Machine Learning

Large scale, complex data sets arising in modern biology are often of a tremendous complexity, making their manual analysis infeasible. Computers are of paramount importance in this situation, and automated machine learning tools can be key to extracting information from high dimensional data. Frequent problems encountered in biological data analysis concern the recognition and identification of (noisy) patterns in large, high-dimensional data sets, the correlation of such patterns with biological or clinical phenotypes, and the prediction of phenotypes based on new data.

We develop and apply machine learning algorithms to analyze and classify large scale data sets, and develop predictive models for biological processes based on high dimensional experimental data. Our work ecompasses supervised and unsupervised machine learning tools for this purpose, and employ them in collaborative research projects to elucidate biological function.

Personalized Medicine: Predictive Patterns in Diagnosis and Treatment

Individual genes are known to correlate with certain phenotypic traits, for example, increased risk for specific diseases.
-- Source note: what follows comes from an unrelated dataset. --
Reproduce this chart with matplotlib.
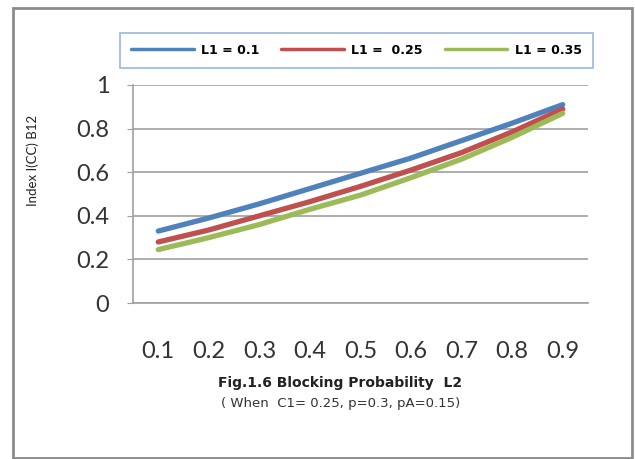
import matplotlib
matplotlib.use("Agg")
import matplotlib.pyplot as plt
from matplotlib.patches import Rectangle

plt.rcParams['font.family'] = ['Lato', 'DejaVu Sans']

# data
l2 = ['0.1', '0.2', '0.3', '0.4', '0.5', '0.6', '0.7', '0.8', '0.9']
l1_01 = [0.33, 0.39, 0.455, 0.525, 0.595, 0.665, 0.745, 0.825, 0.91]
l1_025 = [0.28, 0.335, 0.40, 0.465, 0.535, 0.61, 0.69, 0.785, 0.89]
l1_035 = [0.245, 0.30, 0.36, 0.43, 0.495, 0.575, 0.66, 0.76, 0.87]
labels = ['L1 = 0.1', 'L1 =  0.25', 'L1 = 0.35']
colors = ['#4F81BD', '#C0504D', '#9BBB59']
yticks = [0, 0.2, 0.4, 0.6, 0.8, 1]

fig = plt.figure(figsize=(6.35, 4.59), dpi=100)
W, H = 635, 459

# outer frame
fig.patches.append(Rectangle((12.5 / W, 1 / H), 619 / W, 450 / H,
                             transform=fig.transFigure, fill=False,
                             edgecolor='#8C8C8C', lw=2))

ax = fig.add_axes([133 / W, 1 - 303 / H, 455 / W, 218 / H])
x = range(len(l2))
for ys, lab, c in zip([l1_01, l1_025, l1_035], labels, colors):
    ax.plot(x, ys, color=c, lw=3.8, label=lab, solid_capstyle='round')

ax.set_xlim(-0.5, len(l2) - 0.5)
ax.set_ylim(0, 1)
ax.set_yticks(yticks)
ax.set_yticklabels(['0', '0.2', '0.4', '0.6', '0.8', '1'])
ax.set_xticks(list(x))
ax.set_xticklabels(l2)
ax.grid(axis='y', color='#A0A0A0', lw=1.2)
ax.set_axisbelow(True)
for s in ['top', 'right']:
    ax.spines[s].set_visible(False)
for s in ['left', 'bottom']:
    ax.spines[s].set_color('#A0A0A0')
    ax.spines[s].set_linewidth(1.2)
ax.tick_params(axis='y', length=4, color='#A0A0A0', labelsize=17, pad=13, labelcolor='#333333')
ax.tick_params(axis='x', length=0, labelsize=17, pad=27, labelcolor='#333333')

fig.text(33 / W, 1 - 160 / H, 'Index I(CC) B12', rotation=90, fontsize=9.5,
         ha='center', va='center', color='#222222')
fig.text(340 / W, 1 - 383 / H, 'Fig.1.6 Blocking Probability  L2', fontsize=10,
         family='DejaVu Sans', fontweight='bold', ha='center', va='center', color='#222222')
fig.text(341 / W, 1 - 404 / H, '( When  C1= 0.25, p=0.3, pA=0.15)', fontsize=9.5,
         family='DejaVu Sans', ha='center', va='center', color='#333333')

leg = fig.legend(loc='lower left', bbox_to_anchor=(120 / W, 1 - 68 / H, 473 / W, 40 / H),
                 mode='expand', ncol=3, frameon=True, fancybox=False,
                 handlelength=5, handletextpad=0.6,
                 prop={'family': 'DejaVu Sans', 'weight': 'bold', 'size': 9},
                 borderaxespad=0, borderpad=0.9)
leg.get_frame().set_edgecolor('#7FA6D6')
leg.get_frame().set_linewidth(1.2)
for h in leg.get_lines():
    h.set_linewidth(2.5)

fig.savefig('out.png', dpi=100)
One example out of many is sickle cell disease, a severe condition that is due to a single mutation in a hemoglobin gene.
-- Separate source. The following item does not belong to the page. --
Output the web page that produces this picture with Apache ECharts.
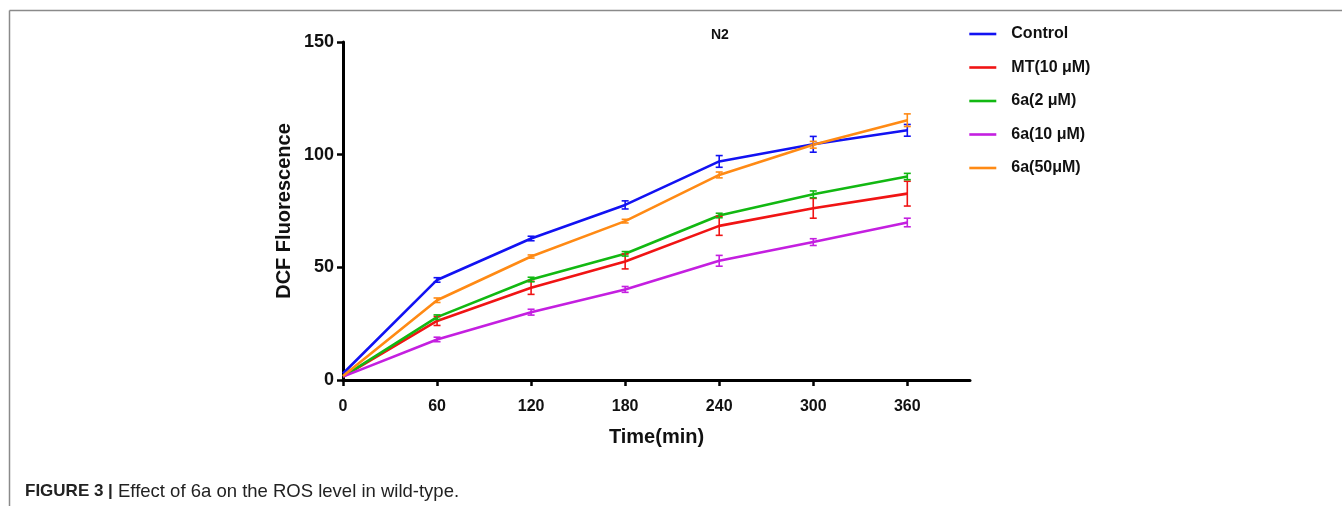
<!DOCTYPE html>
<html>
<head>
<meta charset="utf-8">
<script src="https://cdn.jsdelivr.net/npm/echarts@6/dist/echarts.min.js"></script>
<style>
  html, body { margin: 0; padding: 0; background: #fff; }
  #chart { width: 1342px; height: 506px; }
</style>
</head>
<body>
<div id="chart"></div>
<script>
// time points (min)
const times = [0, 60, 120, 180, 240, 300, 360]
const tickValues = [0, 60, 120, 180, 240, 300, 360]

// mean DCF fluorescence and error per group
const control = [2.9, 44.4, 62.8, 77.7, 97.0, 104.6, 110.8]
const controlErr = [0, 1.0, 1.0, 1.8, 2.6, 3.5, 2.6]
const mt10 = [1.5, 26.2, 40.9, 52.6, 68.4, 76.2, 82.7]
const mt10Err = [0, 2.0, 2.9, 3.3, 4.2, 4.4, 5.5]
const a2 = [1.5, 27.9, 44.6, 56.0, 73.0, 82.4, 90.3]
const a2Err = [0, 1.0, 1.0, 1.0, 1.0, 1.5, 1.4]
const a10 = [1.5, 18.0, 30.1, 40.2, 52.9, 61.2, 69.9]
const a10Err = [0, 1.0, 1.3, 1.3, 2.4, 1.5, 1.9]
const a50 = [1.8, 35.4, 54.8, 70.5, 91.0, 104.4, 115.3]
const a50Err = [0, 1.0, 0.7, 0.8, 1.3, 1.5, 2.8]

const groups = [
  {name: 'Control', color: '#1212f2', y: control, err: controlErr},
  {name: 'MT(10 μM)', color: '#f01414', y: mt10, err: mt10Err},
  {name: '6a(2 μM)', color: '#12b812', y: a2, err: a2Err},
  {name: '6a(10 μM)', color: '#c41fe0', y: a10, err: a10Err},
  {name: '6a(50μM)', color: '#ff8a14', y: a50, err: a50Err},
]

const font = 'Liberation Sans, Arial, sans-serif'

function renderErr (params, api) {
  const x = api.value(0)
  const m = api.value(1)
  const e = api.value(2)
  if (!e) return null
  const top = api.coord([x, m + e])
  const bot = api.coord([x, m - e])
  const w = 3.5
  const style = {stroke: api.visual('color'), lineWidth: 1.6}
  return {
    type: 'group',
    children: [
      {type: 'line', shape: {x1: top[0], y1: top[1], x2: bot[0], y2: bot[1]}, style},
      {type: 'line', shape: {x1: top[0] - w, y1: top[1], x2: top[0] + w, y2: top[1]}, style},
      {type: 'line', shape: {x1: bot[0] - w, y1: bot[1], x2: bot[0] + w, y2: bot[1]}, style},
    ],
  }
}

const series = []
groups.forEach(g => {
  series.push({
    name: g.name,
    type: 'line',
    data: times.map((t, i) => [t, g.y[i]]),
    symbol: 'none',
    lineStyle: {color: g.color, width: 2.6},
    itemStyle: {color: g.color},
    z: 3,
  })
  series.push({
    name: g.name + ' err',
    type: 'custom',
    renderItem: renderErr,
    data: times.map((t, i) => [t, g.y[i], g.err[i]]),
    itemStyle: {color: g.color},
    encode: {x: 0, y: 1},
    z: 4,
  })
})

const chart = echarts.init(document.getElementById('chart'))
chart.setOption({
  animation: false,
  title: {
    text: 'N2',
    left: 706,
    top: 23,
    textStyle: {fontFamily: font, fontWeight: 'bold', fontSize: 14, color: '#111'},
  },
  legend: {
    orient: 'vertical',
    left: 968,
    top: 26,
    padding: 0,
    itemWidth: 27,
    itemHeight: 14,
    itemGap: 17.5,
    itemStyle: {opacity: 0},
    lineStyle: {width: 2.6},
    data: groups.map(g => g.name),
    textStyle: {fontFamily: font, fontWeight: 'bold', fontSize: 16, color: '#111', padding: [0, 0, 0, 10]},
  },
  grid: {left: 343, right: 372, top: 42, bottom: 126},
  xAxis: {
    type: 'value',
    min: 0,
    max: 400,
    interval: 60,
    name: 'Time(min)',
    nameLocation: 'middle',
    nameGap: 47,
    nameTextStyle: {fontFamily: font, fontWeight: 'bold', fontSize: 20, color: '#111'},
    axisLine: {lineStyle: {color: '#000', width: 3}},
    axisTick: {customValues: tickValues, length: 6, lineStyle: {color: '#000', width: 2.5}},
    axisLabel: {customValues: tickValues, margin: 19, fontFamily: font, fontWeight: 'bold', fontSize: 16, color: '#111'},
    splitLine: {show: false},
  },
  yAxis: {
    type: 'value',
    min: 0,
    max: 150,
    interval: 50,
    name: 'DCF Fluorescence',
    nameLocation: 'middle',
    nameGap: 49,
    nameTextStyle: {fontFamily: font, fontWeight: 'bold', fontSize: 20, color: '#111'},
    axisLine: {show: true, lineStyle: {color: '#000', width: 3}},
    axisTick: {show: true, length: 6, lineStyle: {color: '#000', width: 2.5}},
    axisLabel: {margin: 9, fontFamily: font, fontWeight: 'bold', fontSize: 18, color: '#111'},
    splitLine: {show: false},
  },
  graphic: [
    {type: 'line', shape: {x1: 9.5, y1: 10.5, x2: 1342, y2: 10.5}, style: {stroke: '#8a8a8a', lineWidth: 1.5}},
    {type: 'line', shape: {x1: 9.5, y1: 10.5, x2: 9.5, y2: 506}, style: {stroke: '#8a8a8a', lineWidth: 1.5}},
    {
      type: 'text',
      left: 25,
      top: 482,
      style: {
        text: '{b|FIGURE 3 |} Effect of 6a on the ROS level in wild-type.',
        rich: {b: {fontWeight: 'bold', fontFamily: font, fontSize: 17, fill: '#222'}},
        fontFamily: font,
        fontSize: 18.5,
        fill: '#222',
      },
    },
  ],
  series,
})
</script>
</body>
</html>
For complex diseases, no single gene is responsible, but a combination of several to many genes ultimately cause the disease. An example for a complex disease is cancer, where for most cancers a combination of environmental factors and genetic predisposition underlies the development and progression of the tumor. If these patterns were known, they could be used not only for diagnosis or staging, but also to understand a particular patients disease in more detail, up to the point where we can tailor treatment of the disease in response to the individual patients genomic profile.

We work on the development of supervised and unsupervised methods to identify such predictive patterns in large scale data, pursuing the following aims:

  1. Identify genes and pathways that underly the disease, to better understand the ethiology of the trait under consideration.
  2. Identify predictive patterns, that can be used for diagnosis, but also to predict how a patient will respond to a particular treatment, or how the disease will develop in the future.
  3. Make personalized treatment recommendations, to choose from a set of available drugs the one that will be most efficient in a particular patient.

Network Inference

Network inference deals with the problem of reconstructing a gene regulatory or signal transduction network from observations of the networks behavior. Hence, based on mere observational data, for example simply over time, or after certain interventions, the question is to infer how this systems functions internally. This is a complicated inverse problem, that has attracted much attention in engineering ("system identification"), and has tremendous potential for applications in Biology. We work at the forefront of the development of new methods for network reconstrucion in biological applications, using, for example, Bayesian models or nonlinear dynamic systems.